■ WORK TO BE COMPLETED
Copy each line below that contains "chart".

■ SUPPLIED MATERIAL

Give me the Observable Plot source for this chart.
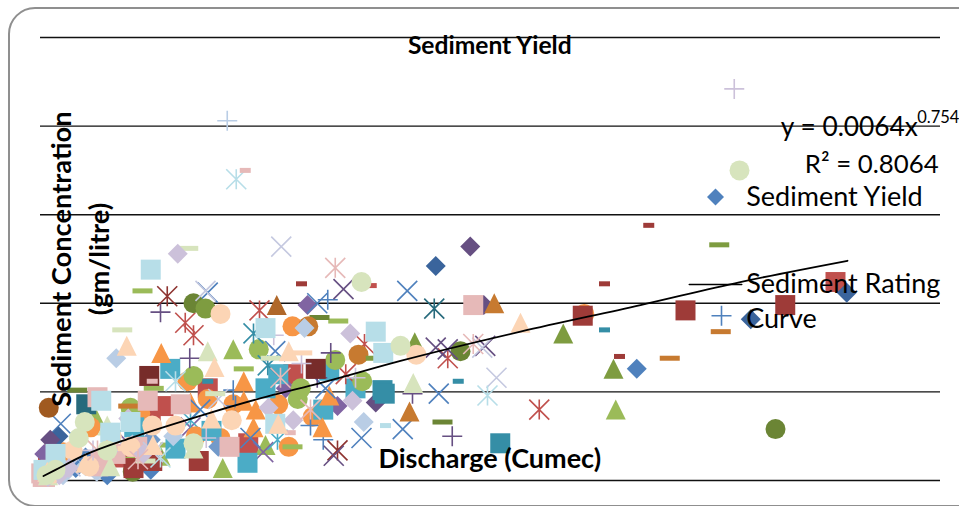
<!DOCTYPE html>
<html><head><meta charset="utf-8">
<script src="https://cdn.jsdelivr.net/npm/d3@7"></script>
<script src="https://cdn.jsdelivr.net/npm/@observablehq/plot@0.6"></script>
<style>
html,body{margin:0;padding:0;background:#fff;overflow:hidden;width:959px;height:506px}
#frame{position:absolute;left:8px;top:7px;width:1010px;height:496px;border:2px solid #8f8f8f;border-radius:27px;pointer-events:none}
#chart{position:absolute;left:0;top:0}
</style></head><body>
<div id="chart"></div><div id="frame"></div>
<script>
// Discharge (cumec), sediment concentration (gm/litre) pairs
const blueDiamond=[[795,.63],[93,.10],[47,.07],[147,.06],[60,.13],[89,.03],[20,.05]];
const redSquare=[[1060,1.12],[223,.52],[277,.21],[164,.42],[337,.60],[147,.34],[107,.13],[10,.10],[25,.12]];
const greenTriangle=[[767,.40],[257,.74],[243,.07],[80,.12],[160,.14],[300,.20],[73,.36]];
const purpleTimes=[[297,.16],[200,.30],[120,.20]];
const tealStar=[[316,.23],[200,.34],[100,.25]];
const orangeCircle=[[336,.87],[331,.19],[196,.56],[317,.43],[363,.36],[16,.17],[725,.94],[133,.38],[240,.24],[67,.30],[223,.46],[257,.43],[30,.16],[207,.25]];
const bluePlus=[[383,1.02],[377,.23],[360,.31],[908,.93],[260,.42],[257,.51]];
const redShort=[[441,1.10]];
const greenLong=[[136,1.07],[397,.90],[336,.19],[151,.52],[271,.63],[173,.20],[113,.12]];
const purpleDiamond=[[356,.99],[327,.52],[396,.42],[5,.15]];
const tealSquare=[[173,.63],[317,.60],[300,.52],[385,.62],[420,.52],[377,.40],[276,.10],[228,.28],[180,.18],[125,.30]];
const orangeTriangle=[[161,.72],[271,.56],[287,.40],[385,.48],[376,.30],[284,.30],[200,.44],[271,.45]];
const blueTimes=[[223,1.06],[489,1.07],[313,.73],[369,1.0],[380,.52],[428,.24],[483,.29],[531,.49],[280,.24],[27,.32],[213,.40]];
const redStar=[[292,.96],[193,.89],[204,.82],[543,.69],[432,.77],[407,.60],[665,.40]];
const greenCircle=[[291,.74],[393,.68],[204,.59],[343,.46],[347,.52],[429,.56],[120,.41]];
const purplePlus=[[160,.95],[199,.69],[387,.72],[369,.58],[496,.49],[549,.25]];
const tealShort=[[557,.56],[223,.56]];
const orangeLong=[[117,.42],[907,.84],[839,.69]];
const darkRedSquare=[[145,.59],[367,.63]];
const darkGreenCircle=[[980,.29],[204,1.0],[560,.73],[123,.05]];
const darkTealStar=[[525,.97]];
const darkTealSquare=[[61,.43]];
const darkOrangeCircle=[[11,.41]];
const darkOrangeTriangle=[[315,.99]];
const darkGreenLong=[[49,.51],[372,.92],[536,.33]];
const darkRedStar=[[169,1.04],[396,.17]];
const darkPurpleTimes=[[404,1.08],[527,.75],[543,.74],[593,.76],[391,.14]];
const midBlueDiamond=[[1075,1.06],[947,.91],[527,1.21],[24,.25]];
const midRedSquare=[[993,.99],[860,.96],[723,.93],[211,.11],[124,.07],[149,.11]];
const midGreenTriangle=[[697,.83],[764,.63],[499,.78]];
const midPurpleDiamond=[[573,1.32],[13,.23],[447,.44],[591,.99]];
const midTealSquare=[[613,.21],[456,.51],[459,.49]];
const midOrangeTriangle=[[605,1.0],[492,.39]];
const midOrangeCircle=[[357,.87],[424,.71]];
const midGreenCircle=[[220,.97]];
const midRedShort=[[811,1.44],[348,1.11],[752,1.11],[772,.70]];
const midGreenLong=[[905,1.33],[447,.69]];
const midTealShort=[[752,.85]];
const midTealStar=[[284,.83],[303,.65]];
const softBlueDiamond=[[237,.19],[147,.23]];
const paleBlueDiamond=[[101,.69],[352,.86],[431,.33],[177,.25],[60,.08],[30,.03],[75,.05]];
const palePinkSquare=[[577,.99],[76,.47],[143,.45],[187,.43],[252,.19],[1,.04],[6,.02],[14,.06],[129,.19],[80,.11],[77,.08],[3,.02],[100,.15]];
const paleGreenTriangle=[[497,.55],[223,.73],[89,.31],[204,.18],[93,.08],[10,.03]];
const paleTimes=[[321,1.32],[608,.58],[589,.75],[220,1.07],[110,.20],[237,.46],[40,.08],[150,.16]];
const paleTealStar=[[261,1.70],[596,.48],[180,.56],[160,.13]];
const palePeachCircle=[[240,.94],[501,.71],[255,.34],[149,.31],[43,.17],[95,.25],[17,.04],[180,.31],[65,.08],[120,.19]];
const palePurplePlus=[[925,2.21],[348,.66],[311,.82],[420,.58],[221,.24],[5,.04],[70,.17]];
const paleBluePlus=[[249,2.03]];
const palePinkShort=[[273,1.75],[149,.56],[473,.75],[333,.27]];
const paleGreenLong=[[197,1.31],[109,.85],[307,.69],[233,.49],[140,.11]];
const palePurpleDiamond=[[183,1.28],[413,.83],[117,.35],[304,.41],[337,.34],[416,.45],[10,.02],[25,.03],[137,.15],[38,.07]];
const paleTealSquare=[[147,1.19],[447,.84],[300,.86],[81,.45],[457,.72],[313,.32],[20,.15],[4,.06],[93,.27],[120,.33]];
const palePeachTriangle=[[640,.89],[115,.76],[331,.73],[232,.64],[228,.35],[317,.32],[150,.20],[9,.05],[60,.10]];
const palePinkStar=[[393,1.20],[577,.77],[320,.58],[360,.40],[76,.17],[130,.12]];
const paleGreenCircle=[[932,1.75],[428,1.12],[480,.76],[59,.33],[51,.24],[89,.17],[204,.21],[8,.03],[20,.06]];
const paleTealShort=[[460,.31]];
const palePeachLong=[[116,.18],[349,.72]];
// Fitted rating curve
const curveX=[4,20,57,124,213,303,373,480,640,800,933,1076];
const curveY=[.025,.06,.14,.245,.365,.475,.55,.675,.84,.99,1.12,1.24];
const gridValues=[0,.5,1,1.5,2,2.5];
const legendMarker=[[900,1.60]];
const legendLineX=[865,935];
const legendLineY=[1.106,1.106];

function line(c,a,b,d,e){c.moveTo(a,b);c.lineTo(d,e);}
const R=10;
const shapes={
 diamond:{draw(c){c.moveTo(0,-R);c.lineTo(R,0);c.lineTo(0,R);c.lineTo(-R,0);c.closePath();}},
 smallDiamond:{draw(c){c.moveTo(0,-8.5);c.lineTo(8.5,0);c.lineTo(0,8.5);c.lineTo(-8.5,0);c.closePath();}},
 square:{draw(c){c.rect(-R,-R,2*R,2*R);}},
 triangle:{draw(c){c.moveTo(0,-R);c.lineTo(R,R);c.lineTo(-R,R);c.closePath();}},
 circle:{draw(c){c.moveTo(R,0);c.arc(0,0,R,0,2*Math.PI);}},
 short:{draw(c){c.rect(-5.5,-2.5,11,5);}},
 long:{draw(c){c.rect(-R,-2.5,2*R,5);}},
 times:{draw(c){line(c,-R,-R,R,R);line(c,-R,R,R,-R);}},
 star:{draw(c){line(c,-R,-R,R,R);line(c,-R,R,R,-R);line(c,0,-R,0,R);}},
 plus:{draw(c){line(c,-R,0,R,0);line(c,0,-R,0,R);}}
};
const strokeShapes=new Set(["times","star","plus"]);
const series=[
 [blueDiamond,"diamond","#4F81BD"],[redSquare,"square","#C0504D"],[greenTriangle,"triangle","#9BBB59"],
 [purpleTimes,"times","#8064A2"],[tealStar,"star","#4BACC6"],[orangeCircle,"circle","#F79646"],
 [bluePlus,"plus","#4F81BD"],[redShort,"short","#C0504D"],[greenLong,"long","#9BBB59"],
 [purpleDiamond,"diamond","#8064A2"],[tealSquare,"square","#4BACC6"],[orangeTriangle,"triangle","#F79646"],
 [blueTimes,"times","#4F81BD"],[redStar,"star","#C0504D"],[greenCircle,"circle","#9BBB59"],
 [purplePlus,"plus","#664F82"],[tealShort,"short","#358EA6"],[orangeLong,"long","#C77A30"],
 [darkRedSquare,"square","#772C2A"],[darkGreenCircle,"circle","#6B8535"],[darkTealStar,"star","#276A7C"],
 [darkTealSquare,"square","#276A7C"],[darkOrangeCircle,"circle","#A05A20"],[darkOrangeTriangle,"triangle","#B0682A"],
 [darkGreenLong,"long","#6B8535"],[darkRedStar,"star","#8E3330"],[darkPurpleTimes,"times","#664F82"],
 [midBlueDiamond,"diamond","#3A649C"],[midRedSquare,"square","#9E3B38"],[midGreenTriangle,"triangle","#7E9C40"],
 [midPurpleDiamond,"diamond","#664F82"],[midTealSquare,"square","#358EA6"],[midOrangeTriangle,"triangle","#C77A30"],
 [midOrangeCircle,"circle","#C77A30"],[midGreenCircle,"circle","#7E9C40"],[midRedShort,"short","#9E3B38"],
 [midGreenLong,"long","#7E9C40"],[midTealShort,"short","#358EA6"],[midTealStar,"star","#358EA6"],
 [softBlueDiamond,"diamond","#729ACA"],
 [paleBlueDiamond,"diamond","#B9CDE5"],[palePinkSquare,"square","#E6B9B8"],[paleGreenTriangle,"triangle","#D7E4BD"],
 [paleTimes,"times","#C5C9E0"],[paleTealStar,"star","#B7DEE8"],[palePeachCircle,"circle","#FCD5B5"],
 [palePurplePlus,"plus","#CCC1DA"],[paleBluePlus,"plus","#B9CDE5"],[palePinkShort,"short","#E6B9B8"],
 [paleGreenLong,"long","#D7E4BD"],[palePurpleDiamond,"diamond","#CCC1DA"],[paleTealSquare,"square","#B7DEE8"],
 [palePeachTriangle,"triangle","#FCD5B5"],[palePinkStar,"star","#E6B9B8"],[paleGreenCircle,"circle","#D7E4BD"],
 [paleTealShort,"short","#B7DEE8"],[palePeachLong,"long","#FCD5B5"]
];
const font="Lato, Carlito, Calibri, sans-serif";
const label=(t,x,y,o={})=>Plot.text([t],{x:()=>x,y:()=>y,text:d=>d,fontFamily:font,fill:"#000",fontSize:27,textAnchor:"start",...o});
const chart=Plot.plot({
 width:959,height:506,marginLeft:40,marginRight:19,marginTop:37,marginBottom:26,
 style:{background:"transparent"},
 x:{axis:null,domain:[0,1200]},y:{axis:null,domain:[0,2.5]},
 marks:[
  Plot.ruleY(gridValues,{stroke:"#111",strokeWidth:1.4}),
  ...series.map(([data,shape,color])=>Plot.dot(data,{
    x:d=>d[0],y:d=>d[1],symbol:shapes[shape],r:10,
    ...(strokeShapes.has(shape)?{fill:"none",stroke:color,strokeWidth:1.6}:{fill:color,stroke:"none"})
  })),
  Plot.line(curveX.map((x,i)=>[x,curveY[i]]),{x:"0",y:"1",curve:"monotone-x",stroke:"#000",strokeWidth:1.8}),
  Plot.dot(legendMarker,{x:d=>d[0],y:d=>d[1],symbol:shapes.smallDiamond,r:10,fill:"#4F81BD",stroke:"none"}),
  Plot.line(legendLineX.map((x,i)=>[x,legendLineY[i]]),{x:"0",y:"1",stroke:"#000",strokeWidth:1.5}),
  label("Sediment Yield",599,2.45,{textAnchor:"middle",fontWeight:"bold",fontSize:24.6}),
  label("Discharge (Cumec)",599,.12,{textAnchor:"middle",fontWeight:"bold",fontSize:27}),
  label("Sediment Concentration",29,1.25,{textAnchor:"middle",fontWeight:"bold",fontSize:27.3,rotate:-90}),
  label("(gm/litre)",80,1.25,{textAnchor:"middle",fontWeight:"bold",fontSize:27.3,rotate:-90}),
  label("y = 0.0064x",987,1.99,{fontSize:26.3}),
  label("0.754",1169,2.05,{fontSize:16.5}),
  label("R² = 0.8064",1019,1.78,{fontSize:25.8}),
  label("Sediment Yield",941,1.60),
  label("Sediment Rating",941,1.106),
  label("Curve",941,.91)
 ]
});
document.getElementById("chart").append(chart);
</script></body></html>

■ EXERCISE SOLUTION
Give me the Observable Plot source for this chart.
#chart{position:absolute;left:0;top:0}
<div id="chart"></div><div id="frame"></div>
const chart=Plot.plot({
document.getElementById("chart").append(chart);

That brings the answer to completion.